EXERCISE GOAL. Repeat the data word for word. Do not include the pictures.

DATA SHOWN.
-- Begin --
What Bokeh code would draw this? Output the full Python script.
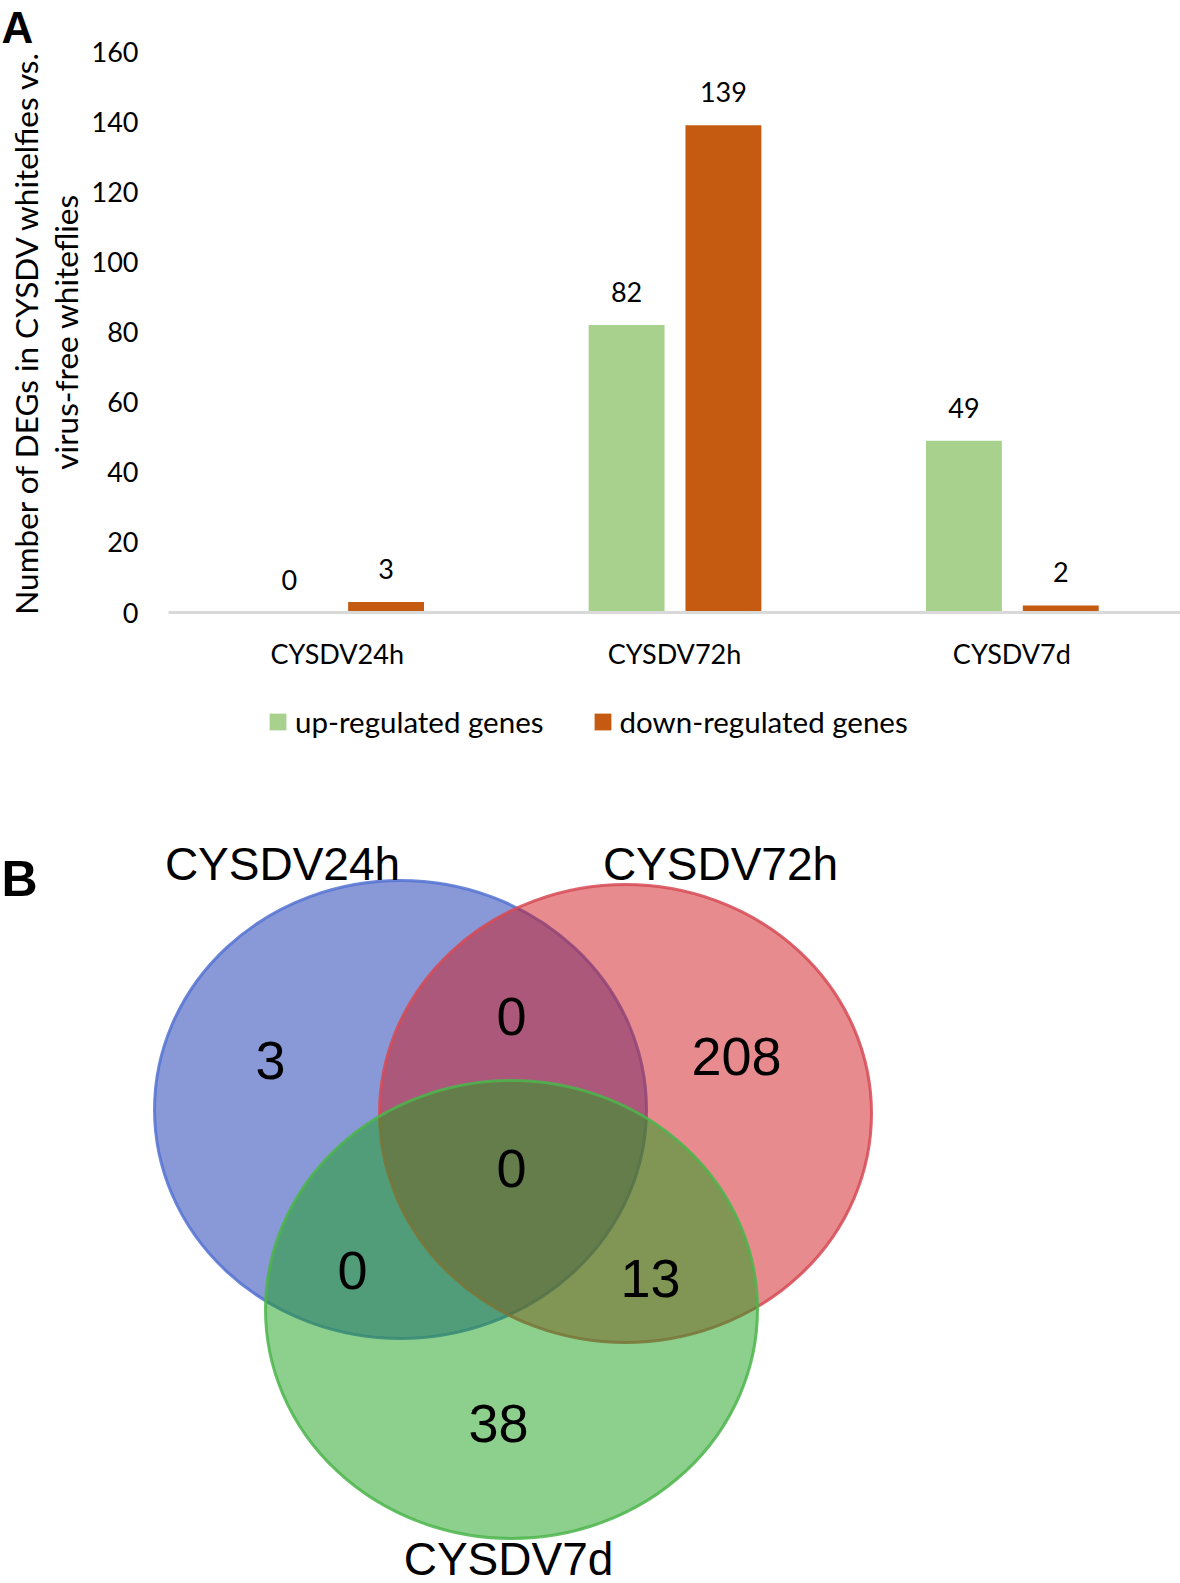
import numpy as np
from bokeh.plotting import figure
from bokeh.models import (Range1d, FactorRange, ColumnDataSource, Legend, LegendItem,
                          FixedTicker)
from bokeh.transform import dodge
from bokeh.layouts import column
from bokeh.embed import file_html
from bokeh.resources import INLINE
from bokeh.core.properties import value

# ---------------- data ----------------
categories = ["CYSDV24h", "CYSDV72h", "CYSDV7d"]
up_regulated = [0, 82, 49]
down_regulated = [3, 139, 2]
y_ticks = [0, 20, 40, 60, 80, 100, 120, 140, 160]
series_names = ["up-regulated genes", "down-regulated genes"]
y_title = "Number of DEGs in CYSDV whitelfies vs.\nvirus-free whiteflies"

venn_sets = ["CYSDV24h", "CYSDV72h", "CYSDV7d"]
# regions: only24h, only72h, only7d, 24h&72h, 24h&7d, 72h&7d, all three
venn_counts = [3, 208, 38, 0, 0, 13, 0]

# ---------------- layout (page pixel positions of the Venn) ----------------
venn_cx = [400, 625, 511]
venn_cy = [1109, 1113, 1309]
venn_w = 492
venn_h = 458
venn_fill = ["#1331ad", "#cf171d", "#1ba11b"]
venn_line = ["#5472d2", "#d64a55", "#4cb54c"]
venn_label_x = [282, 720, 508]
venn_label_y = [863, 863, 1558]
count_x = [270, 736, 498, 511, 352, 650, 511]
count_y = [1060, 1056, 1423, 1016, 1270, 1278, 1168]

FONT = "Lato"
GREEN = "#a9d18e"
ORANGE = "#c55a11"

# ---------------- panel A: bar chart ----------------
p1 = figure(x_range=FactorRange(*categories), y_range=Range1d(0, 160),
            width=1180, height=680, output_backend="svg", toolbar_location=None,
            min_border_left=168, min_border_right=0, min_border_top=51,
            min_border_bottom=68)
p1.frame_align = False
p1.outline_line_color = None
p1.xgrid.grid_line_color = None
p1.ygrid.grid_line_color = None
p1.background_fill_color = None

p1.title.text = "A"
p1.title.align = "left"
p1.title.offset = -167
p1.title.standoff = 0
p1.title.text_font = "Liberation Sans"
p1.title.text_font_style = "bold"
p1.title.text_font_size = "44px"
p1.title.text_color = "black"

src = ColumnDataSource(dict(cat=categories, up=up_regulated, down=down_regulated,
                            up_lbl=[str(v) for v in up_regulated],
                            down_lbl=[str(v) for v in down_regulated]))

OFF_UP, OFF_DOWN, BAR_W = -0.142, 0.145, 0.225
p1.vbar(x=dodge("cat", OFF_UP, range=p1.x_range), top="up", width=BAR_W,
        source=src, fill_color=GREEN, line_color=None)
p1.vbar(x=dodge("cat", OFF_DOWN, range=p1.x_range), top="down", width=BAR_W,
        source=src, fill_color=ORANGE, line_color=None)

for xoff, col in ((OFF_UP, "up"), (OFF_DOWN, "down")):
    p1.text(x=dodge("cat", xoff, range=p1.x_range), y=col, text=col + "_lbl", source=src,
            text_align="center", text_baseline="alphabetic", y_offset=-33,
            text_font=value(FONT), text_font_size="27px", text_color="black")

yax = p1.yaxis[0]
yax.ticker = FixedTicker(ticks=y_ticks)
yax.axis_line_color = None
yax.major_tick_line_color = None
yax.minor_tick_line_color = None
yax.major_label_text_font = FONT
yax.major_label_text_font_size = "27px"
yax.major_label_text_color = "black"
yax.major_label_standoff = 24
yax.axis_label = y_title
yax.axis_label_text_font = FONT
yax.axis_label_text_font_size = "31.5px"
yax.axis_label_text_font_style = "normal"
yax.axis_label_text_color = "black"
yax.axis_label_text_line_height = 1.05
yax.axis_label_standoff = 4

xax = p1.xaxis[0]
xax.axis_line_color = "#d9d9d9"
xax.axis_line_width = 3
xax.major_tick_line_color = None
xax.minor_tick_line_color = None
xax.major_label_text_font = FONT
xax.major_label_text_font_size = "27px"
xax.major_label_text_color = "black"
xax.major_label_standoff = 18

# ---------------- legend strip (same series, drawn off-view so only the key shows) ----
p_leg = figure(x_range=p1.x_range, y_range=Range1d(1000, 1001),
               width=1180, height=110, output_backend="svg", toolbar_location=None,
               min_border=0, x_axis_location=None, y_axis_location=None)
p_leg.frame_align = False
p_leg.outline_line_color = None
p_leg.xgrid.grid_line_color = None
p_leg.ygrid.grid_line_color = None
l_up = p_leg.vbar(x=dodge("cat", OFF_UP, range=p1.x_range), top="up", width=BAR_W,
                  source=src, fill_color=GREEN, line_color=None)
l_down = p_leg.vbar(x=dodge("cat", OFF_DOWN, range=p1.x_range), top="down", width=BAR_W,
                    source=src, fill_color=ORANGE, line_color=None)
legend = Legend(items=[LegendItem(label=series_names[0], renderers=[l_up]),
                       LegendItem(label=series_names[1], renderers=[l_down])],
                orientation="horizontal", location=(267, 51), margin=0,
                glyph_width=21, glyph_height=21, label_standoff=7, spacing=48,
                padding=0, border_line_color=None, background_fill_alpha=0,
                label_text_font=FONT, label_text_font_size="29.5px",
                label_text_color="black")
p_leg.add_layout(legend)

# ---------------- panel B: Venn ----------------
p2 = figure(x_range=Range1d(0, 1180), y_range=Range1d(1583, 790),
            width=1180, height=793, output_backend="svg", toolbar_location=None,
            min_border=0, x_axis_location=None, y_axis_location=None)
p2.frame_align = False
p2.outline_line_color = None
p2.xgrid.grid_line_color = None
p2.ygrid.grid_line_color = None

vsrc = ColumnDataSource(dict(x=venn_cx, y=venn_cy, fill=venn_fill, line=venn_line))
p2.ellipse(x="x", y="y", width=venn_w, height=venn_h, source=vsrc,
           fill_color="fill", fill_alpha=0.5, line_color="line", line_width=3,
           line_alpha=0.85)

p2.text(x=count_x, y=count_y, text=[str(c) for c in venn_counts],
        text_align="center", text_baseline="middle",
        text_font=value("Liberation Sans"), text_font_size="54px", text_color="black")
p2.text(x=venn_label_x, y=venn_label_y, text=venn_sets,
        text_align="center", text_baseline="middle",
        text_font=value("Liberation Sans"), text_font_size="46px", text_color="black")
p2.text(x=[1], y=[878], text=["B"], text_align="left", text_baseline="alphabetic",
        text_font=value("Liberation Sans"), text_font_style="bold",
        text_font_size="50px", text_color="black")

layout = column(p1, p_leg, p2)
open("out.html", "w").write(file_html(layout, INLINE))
-- End --
TASK ANSWER.
What Bokeh code would draw this? Output the full Python script.
import numpy as np
from bokeh.plotting import figure
from bokeh.models import (Range1d, FactorRange, ColumnDataSource, Legend, LegendItem,
                          FixedTicker)
from bokeh.transform import dodge
from bokeh.layouts import column
from bokeh.embed import file_html
from bokeh.resources import INLINE
from bokeh.core.properties import value

# ---------------- data ----------------
categories = ["CYSDV24h", "CYSDV72h", "CYSDV7d"]
up_regulated = [0, 82, 49]
down_regulated = [3, 139, 2]
y_ticks = [0, 20, 40, 60, 80, 100, 120, 140, 160]
series_names = ["up-regulated genes", "down-regulated genes"]
y_title = "Number of DEGs in CYSDV whitelfies vs.\nvirus-free whiteflies"

venn_sets = ["CYSDV24h", "CYSDV72h", "CYSDV7d"]
# regions: only24h, only72h, only7d, 24h&72h, 24h&7d, 72h&7d, all three
venn_counts = [3, 208, 38, 0, 0, 13, 0]

# ---------------- layout (page pixel positions of the Venn) ----------------
venn_cx = [400, 625, 511]
venn_cy = [1109, 1113, 1309]
venn_w = 492
venn_h = 458
venn_fill = ["#1331ad", "#cf171d", "#1ba11b"]
venn_line = ["#5472d2", "#d64a55", "#4cb54c"]
venn_label_x = [282, 720, 508]
venn_label_y = [863, 863, 1558]
count_x = [270, 736, 498, 511, 352, 650, 511]
count_y = [1060, 1056, 1423, 1016, 1270, 1278, 1168]

FONT = "Lato"
GREEN = "#a9d18e"
ORANGE = "#c55a11"

# ---------------- panel A: bar chart ----------------
p1 = figure(x_range=FactorRange(*categories), y_range=Range1d(0, 160),
            width=1180, height=680, output_backend="svg", toolbar_location=None,
            min_border_left=168, min_border_right=0, min_border_top=51,
            min_border_bottom=68)
p1.frame_align = False
p1.outline_line_color = None
p1.xgrid.grid_line_color = None
p1.ygrid.grid_line_color = None
p1.background_fill_color = None

p1.title.text = "A"
p1.title.align = "left"
p1.title.offset = -167
p1.title.standoff = 0
p1.title.text_font = "Liberation Sans"
p1.title.text_font_style = "bold"
p1.title.text_font_size = "44px"
p1.title.text_color = "black"

src = ColumnDataSource(dict(cat=categories, up=up_regulated, down=down_regulated,
                            up_lbl=[str(v) for v in up_regulated],
                            down_lbl=[str(v) for v in down_regulated]))

OFF_UP, OFF_DOWN, BAR_W = -0.142, 0.145, 0.225
p1.vbar(x=dodge("cat", OFF_UP, range=p1.x_range), top="up", width=BAR_W,
        source=src, fill_color=GREEN, line_color=None)
p1.vbar(x=dodge("cat", OFF_DOWN, range=p1.x_range), top="down", width=BAR_W,
        source=src, fill_color=ORANGE, line_color=None)

for xoff, col in ((OFF_UP, "up"), (OFF_DOWN, "down")):
    p1.text(x=dodge("cat", xoff, range=p1.x_range), y=col, text=col + "_lbl", source=src,
            text_align="center", text_baseline="alphabetic", y_offset=-33,
            text_font=value(FONT), text_font_size="27px", text_color="black")

yax = p1.yaxis[0]
yax.ticker = FixedTicker(ticks=y_ticks)
yax.axis_line_color = None
yax.major_tick_line_color = None
yax.minor_tick_line_color = None
yax.major_label_text_font = FONT
yax.major_label_text_font_size = "27px"
yax.major_label_text_color = "black"
yax.major_label_standoff = 24
yax.axis_label = y_title
yax.axis_label_text_font = FONT
yax.axis_label_text_font_size = "31.5px"
yax.axis_label_text_font_style = "normal"
yax.axis_label_text_color = "black"
yax.axis_label_text_line_height = 1.05
yax.axis_label_standoff = 4

xax = p1.xaxis[0]
xax.axis_line_color = "#d9d9d9"
xax.axis_line_width = 3
xax.major_tick_line_color = None
xax.minor_tick_line_color = None
xax.major_label_text_font = FONT
xax.major_label_text_font_size = "27px"
xax.major_label_text_color = "black"
xax.major_label_standoff = 18

# ---------------- legend strip (same series, drawn off-view so only the key shows) ----
p_leg = figure(x_range=p1.x_range, y_range=Range1d(1000, 1001),
               width=1180, height=110, output_backend="svg", toolbar_location=None,
               min_border=0, x_axis_location=None, y_axis_location=None)
p_leg.frame_align = False
p_leg.outline_line_color = None
p_leg.xgrid.grid_line_color = None
p_leg.ygrid.grid_line_color = None
l_up = p_leg.vbar(x=dodge("cat", OFF_UP, range=p1.x_range), top="up", width=BAR_W,
                  source=src, fill_color=GREEN, line_color=None)
l_down = p_leg.vbar(x=dodge("cat", OFF_DOWN, range=p1.x_range), top="down", width=BAR_W,
                    source=src, fill_color=ORANGE, line_color=None)
legend = Legend(items=[LegendItem(label=series_names[0], renderers=[l_up]),
                       LegendItem(label=series_names[1], renderers=[l_down])],
                orientation="horizontal", location=(267, 51), margin=0,
                glyph_width=21, glyph_height=21, label_standoff=7, spacing=48,
                padding=0, border_line_color=None, background_fill_alpha=0,
                label_text_font=FONT, label_text_font_size="29.5px",
                label_text_color="black")
p_leg.add_layout(legend)

# ---------------- panel B: Venn ----------------
p2 = figure(x_range=Range1d(0, 1180), y_range=Range1d(1583, 790),
            width=1180, height=793, output_backend="svg", toolbar_location=None,
            min_border=0, x_axis_location=None, y_axis_location=None)
p2.frame_align = False
p2.outline_line_color = None
p2.xgrid.grid_line_color = None
p2.ygrid.grid_line_color = None

vsrc = ColumnDataSource(dict(x=venn_cx, y=venn_cy, fill=venn_fill, line=venn_line))
p2.ellipse(x="x", y="y", width=venn_w, height=venn_h, source=vsrc,
           fill_color="fill", fill_alpha=0.5, line_color="line", line_width=3,
           line_alpha=0.85)

p2.text(x=count_x, y=count_y, text=[str(c) for c in venn_counts],
        text_align="center", text_baseline="middle",
        text_font=value("Liberation Sans"), text_font_size="54px", text_color="black")
p2.text(x=venn_label_x, y=venn_label_y, text=venn_sets,
        text_align="center", text_baseline="middle",
        text_font=value("Liberation Sans"), text_font_size="46px", text_color="black")
p2.text(x=[1], y=[878], text=["B"], text_align="left", text_baseline="alphabetic",
        text_font=value("Liberation Sans"), text_font_style="bold",
        text_font_size="50px", text_color="black")

layout = column(p1, p_leg, p2)
open("out.html", "w").write(file_html(layout, INLINE))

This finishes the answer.